The rights group documented accounts indicating a dramatic increase in child marriages and marital rape since the Taliban’s takeover. In some cases, the report says, the Taliban told survivors of domestic violence they would be sent to shelters, but imprisoned them instead.
Former detainees said imprisonment carries a lifelong stigma because women are so often subjected to sexual violence in jail. According to the report, one former activist said that when she was arrested, her only thought was about the stigma she would face.
“Once you go to the prison, it’s a big deal,” she said. “You have no dignity afterward because everyone will say you were raped.”
The Taliban’s “draconian policies are depriving millions of women and girls of their right to lead safe, free and fulfilling lives,” Agnès Callamard, Amnesty International’s secretary general, said in the report.
Upon seizing the capitol, the Taliban were quick to shutter schools for girls. Although they were meant to reopen in March, the Taliban’s Ministry of Education issued a last-minute reversal that banned girls beyond the sixth grade from returning. Images and videos of young women and girls crying outside their schools circulated on social media and local television.
“Taken together, these policies form a system of repression that discriminates against women and girls in almost every aspect of their lives,” Callamard said. “Every daily detail — whether they go to school, if and how they work, if and how they leave the house — is controlled and heavily restricted.”
Since taking de facto authority, the Taliban has imprisoned dozens of women’s rights activists, restricted access to education for women and girls and barred women from going to work because of their potential proximity to men.
Amnesty International interviewed witnesses in Afghanistan who said that women who peacefully protested the discrimination were met with harassment and beaten — in apparent violation of international law, the group alleges.
Afghanistan is enduring a grinding humanitarian crisis, compounded by the Taliban’s rise to power last summer. The majority of the world cut formal diplomatic ties and slashed international aid, plunging millions of Afghans deeper into poverty and hunger. Last month, a devastating earthquake struck a remote region in the country’s east, killing more than 1,000 people and displacing many more.

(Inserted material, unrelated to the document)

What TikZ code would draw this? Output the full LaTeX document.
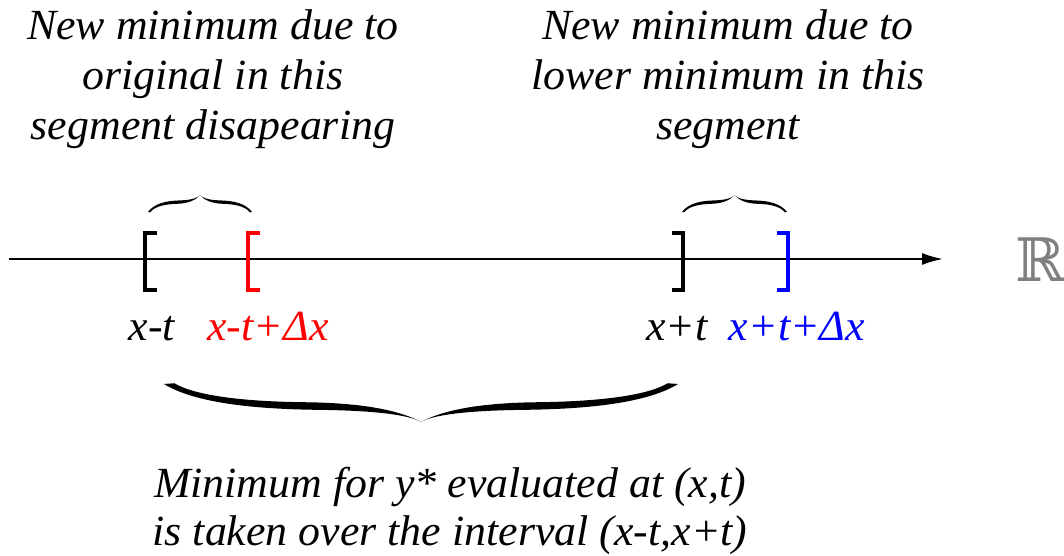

The United States attempted to unfreeze funds to support quake victims but bypassing the Taliban proved to be a logistical challenge.
The Amnesty International report calls on the Taliban to implement major policy changes that roll back infringements on the basic rights of women and girls and also urges governments and international organizations, including all United Nations member states, to address these issues with more urgency.